The University of Gothenburg found people who think they're best at being eco-friendly are worse than others.
Most people are convinced they’re more eco-friendly than their friends and neighbours, according to a new study by the University of Gothenburg.
Researchers interviewed more than 4,000 people from India, the UK, the US and Sweden, questioning them as to which environmentally-conscious actions they undertook routinely and how they thought their efforts compared with those of their friends and countrymen.
Interviewees were measured on behaviours such as turning off the taps while brushing teeth, shampooing or conditioning, buying from second hand shops, taking one’s own bag for shopping, recycling and turning off lights when leaving a room. It also considered actions such as eating less, reducing meat consumption, eating locally, driving an eco-friendly car, not having children and engaging in environmental politics.

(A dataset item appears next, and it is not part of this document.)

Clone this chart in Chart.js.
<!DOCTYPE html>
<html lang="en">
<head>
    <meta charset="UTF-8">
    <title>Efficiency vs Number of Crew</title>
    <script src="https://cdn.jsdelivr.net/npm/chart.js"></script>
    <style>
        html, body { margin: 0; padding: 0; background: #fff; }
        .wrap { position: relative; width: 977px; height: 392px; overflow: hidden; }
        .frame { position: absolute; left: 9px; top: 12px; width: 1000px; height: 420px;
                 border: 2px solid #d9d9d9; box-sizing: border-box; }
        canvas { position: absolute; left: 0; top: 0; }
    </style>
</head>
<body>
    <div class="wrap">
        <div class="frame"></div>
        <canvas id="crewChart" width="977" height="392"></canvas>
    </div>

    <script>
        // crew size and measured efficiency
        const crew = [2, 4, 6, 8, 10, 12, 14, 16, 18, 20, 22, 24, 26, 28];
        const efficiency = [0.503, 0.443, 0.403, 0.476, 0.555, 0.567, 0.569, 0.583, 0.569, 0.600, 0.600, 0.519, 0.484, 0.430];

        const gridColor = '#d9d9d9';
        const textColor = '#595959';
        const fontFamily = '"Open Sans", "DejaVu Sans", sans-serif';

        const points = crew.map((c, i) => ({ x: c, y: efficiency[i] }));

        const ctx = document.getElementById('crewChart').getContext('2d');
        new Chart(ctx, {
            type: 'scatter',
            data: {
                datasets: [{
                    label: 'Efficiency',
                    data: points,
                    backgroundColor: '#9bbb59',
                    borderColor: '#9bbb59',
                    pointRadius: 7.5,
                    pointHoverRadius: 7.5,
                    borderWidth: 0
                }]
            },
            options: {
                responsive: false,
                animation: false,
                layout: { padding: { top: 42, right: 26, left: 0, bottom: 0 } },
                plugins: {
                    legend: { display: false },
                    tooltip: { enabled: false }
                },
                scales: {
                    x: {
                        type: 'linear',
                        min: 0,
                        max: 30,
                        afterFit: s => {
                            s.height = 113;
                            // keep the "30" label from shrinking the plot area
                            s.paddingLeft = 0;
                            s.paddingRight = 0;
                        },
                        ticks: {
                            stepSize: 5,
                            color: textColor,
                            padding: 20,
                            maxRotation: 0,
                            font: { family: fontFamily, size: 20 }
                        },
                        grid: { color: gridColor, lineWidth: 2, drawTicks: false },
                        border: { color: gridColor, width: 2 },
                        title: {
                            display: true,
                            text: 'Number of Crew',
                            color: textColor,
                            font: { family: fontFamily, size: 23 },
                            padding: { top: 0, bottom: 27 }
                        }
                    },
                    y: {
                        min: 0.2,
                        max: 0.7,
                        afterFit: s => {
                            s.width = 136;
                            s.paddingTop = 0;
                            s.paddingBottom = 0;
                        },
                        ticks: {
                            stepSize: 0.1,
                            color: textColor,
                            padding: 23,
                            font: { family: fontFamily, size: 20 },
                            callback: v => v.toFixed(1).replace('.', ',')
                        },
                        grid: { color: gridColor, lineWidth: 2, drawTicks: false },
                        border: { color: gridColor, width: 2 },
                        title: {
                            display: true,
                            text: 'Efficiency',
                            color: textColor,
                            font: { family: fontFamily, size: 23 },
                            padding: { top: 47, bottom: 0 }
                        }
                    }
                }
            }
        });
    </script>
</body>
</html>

Results showed 85.7% of Indian interviewees thought they were better at being eco-conscious than the Indian population as a whole, while 72% of Brits thought they were better than other Brits and 63.7% of Americans thought they were more environmentally friendly than the average American. Swedish respondents were the least likely to consider themselves greener than their fellow Swedes, with 51.3% imagining themselves above average.
However, “if you think about it logically, the majority cannot be more environmentally friendly than others”, said environmental psychology researcher Magnus Bergquist.

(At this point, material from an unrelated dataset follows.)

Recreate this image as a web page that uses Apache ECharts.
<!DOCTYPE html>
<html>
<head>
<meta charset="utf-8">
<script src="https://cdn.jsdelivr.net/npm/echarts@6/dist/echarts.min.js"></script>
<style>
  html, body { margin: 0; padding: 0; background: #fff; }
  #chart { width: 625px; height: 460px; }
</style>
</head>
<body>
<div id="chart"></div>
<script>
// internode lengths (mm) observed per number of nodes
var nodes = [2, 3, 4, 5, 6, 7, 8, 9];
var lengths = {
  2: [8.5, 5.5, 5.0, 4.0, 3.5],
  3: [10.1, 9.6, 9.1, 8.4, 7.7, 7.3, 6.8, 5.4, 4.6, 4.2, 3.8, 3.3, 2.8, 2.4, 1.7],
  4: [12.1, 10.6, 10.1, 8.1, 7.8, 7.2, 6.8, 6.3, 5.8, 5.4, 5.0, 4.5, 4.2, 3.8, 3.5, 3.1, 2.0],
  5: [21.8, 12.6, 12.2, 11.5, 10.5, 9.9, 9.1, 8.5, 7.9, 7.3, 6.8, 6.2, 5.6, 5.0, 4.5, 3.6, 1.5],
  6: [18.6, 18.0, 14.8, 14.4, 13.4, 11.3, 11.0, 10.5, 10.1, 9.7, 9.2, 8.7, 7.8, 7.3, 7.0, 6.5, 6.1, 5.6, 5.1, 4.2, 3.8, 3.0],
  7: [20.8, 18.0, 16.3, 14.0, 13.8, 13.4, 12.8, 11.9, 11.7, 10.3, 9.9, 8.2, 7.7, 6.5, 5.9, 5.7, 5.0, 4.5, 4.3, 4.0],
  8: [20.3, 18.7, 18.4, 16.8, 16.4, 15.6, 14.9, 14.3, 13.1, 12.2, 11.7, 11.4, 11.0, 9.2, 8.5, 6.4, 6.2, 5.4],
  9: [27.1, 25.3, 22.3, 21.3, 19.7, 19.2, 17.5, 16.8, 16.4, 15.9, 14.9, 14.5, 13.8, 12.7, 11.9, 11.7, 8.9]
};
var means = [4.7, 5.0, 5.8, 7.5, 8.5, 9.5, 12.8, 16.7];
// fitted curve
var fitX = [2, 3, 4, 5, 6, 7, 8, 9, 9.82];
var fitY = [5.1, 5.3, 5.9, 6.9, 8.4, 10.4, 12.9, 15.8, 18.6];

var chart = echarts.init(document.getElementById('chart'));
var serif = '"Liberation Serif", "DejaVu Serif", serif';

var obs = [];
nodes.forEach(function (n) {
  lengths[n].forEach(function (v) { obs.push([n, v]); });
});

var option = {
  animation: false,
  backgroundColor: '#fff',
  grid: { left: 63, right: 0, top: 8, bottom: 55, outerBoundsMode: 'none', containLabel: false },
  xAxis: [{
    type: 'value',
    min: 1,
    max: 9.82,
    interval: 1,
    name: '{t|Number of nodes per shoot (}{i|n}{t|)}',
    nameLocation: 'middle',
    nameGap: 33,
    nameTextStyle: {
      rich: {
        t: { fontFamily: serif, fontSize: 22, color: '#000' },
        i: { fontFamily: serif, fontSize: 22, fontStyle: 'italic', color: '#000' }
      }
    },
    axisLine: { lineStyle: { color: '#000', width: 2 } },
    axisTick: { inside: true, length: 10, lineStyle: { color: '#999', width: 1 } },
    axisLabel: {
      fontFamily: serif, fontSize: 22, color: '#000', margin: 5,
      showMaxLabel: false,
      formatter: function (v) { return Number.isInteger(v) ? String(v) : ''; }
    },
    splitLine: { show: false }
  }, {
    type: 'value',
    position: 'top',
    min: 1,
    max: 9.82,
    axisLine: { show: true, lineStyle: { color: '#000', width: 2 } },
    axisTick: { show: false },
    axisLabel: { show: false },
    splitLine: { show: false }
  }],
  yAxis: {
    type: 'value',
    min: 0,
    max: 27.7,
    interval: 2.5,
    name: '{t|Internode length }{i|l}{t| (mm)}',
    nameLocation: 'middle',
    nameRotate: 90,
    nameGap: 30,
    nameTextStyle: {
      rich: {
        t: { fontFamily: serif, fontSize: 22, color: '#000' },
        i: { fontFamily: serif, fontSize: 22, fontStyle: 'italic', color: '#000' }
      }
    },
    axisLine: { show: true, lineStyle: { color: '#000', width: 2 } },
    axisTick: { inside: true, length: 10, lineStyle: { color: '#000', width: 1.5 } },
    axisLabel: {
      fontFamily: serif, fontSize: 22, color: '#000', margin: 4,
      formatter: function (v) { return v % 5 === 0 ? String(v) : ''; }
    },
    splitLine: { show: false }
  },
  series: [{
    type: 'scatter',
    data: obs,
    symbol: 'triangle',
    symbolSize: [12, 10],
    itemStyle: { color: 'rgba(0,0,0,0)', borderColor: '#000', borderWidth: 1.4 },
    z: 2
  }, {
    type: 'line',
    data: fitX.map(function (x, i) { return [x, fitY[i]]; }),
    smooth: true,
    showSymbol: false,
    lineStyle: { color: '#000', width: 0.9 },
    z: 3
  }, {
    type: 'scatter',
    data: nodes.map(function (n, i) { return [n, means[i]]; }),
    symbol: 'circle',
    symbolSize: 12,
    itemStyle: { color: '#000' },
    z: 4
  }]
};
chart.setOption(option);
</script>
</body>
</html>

Meanwhile, when ranking themselves against their friends and people they knew, interviewees were slightly less likely to consider themselves more environmentally friendly than their peers, though the majority still considered they were.

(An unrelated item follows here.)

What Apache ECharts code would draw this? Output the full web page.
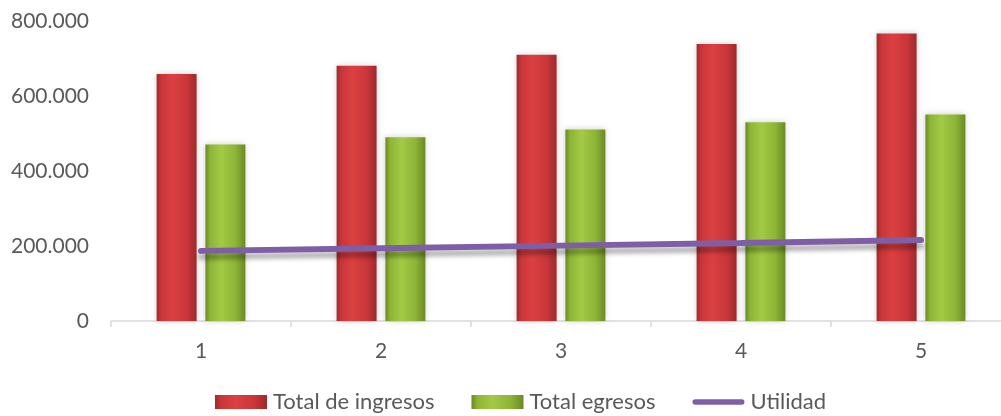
<!DOCTYPE html>
<html>
<head>
<meta charset="utf-8">
<script src="https://cdn.jsdelivr.net/npm/echarts@6/dist/echarts.min.js"></script>
<style>
  html, body { margin: 0; padding: 0; background: #fff; overflow: hidden; }
  #chart { width: 1011px; height: 416px; }
</style>
</head>
<body>
<div id="chart"></div>
<script>
// Periods and yearly figures
const periods = ['1', '2', '3', '4', '5'];
const ingresos = [659000, 681000, 710000, 739000, 767000];
const egresos = [471000, 490000, 511000, 530000, 551000];
const utilidad = [187000, 194000, 201000, 208000, 216000];
const yTicks = [0, 200000, 400000, 600000, 800000];

const FONT = 'Lato, "Open Sans", sans-serif';

function fmt(v) {
  if (v === 0) return '0';
  return Math.round(v / 1000) + '.000';
}

function barGrad(edge, mid, light) {
  return new echarts.graphic.LinearGradient(0, 0, 1, 0, [
    { offset: 0, color: edge },
    { offset: 0.12, color: mid },
    { offset: 0.4, color: light },
    { offset: 0.75, color: mid },
    { offset: 1, color: edge }
  ]);
}

const redFill = barGrad('#9E2A2B', '#C9363A', '#DC4040');
const greenFill = barGrad('#6A8A26', '#8DB536', '#A2CA45');

const chart = echarts.init(document.getElementById('chart'), null, { renderer: 'canvas' });

chart.setOption({
  animation: false,
  backgroundColor: '#ffffff',
  grid: { left: 111, top: 21, right: 0, bottom: 95, containLabel: false },
  legend: {
    left: 215,
    top: 391,
    padding: 0,
    itemWidth: 52,
    itemHeight: 14,
    itemGap: 37,
    textStyle: { fontFamily: FONT, fontSize: 22, color: '#595959', padding: [0, 0, 0, 1] },
    data: [
      { name: 'Total de ingresos', icon: 'rect', itemStyle: { color: redFill } },
      { name: 'Total egresos', icon: 'rect', itemStyle: { color: greenFill } },
      {
        name: 'Utilidad',
        icon: 'path://M3,0 L55,0 A3,3 0 0 1 55,6 L3,6 A3,3 0 0 1 3,0 Z',
        itemStyle: { color: '#7E5FA6' }
      }
    ]
  },
  xAxis: {
    type: 'category',
    data: periods,
    boundaryGap: true,
    axisLine: { lineStyle: { color: '#D9D9D9', width: 1.5 } },
    axisTick: { show: true, length: 6, lineStyle: { color: '#D9D9D9', width: 1.5 } },
    axisLabel: { margin: 20, fontFamily: FONT, fontSize: 21, color: '#595959' }
  },
  yAxis: {
    type: 'value',
    min: 0,
    max: 800000,
    interval: 200000,
    axisLine: { show: false },
    axisTick: { show: false },
    splitLine: { show: false },
    axisLabel: {
      margin: 22,
      fontFamily: FONT,
      fontSize: 21,
      color: '#595959',
      formatter: function (v) { return yTicks.indexOf(v) >= 0 ? fmt(v) : ''; }
    }
  },
  series: [
    {
      name: 'Total de ingresos',
      type: 'bar',
      data: ingresos,
      barWidth: 40,
      barGap: '22%',
      itemStyle: {
        color: redFill,
        shadowColor: 'rgba(0,0,0,0.18)',
        shadowBlur: 6
      }
    },
    {
      name: 'Total egresos',
      type: 'bar',
      data: egresos,
      barWidth: 40,
      barGap: '22%',
      itemStyle: {
        color: greenFill,
        shadowColor: 'rgba(0,0,0,0.18)',
        shadowBlur: 6
      }
    },
    {
      name: 'Utilidad',
      type: 'line',
      data: utilidad,
      symbol: 'none',
      z: 5,
      itemStyle: { color: '#7E5FA6' },
      lineStyle: {
        color: '#7E5FA6',
        width: 6,
        cap: 'round',
        shadowColor: 'rgba(0,0,0,0.3)',
        shadowBlur: 4,
        shadowOffsetY: 6
      }
    }
  ]
});
</script>
</body>
</html>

The danger of considering yourself above average
“The results point out our tendency to overestimate our own abilities, which is in line with previous studies where most people consider themselves to be more honest, more creative, and better drivers than others,” added Bergquist.
“This study shows that over-optimism, or the "better-than-average" effect, also applies to environmentally friendly behaviours. One way to change this faulty opinion, is to inform people that others actually behave environmentally friendly, and thereby creating an environmentally friendly norm.”
On top of considering themselves above average, the study also revealed that the many participants overestimated their green contributions like buying eco-labelled products or saving energy. At the same time, they believed they were doing this more often than others.
In fact, a dire consequence of considering yourself better than the average at saving the world was complacency. Researchers found those who considered themselves better than others were in fact less motivated to be environmentally friendly.
What does 'environmentally friendly' even mean?
One explanation for the massive variation between different people in different countries thinking of themselves as more or less environmentally friendly than the average is differing interpretations of pro-environmental actions.
The study's Indian sample showed the most frequently stated eco-friendly action was “to plant a tree” - stated by 35.7% of participants. However, answers given by those from the UK and US-based participants considered a wider variation of behaviours.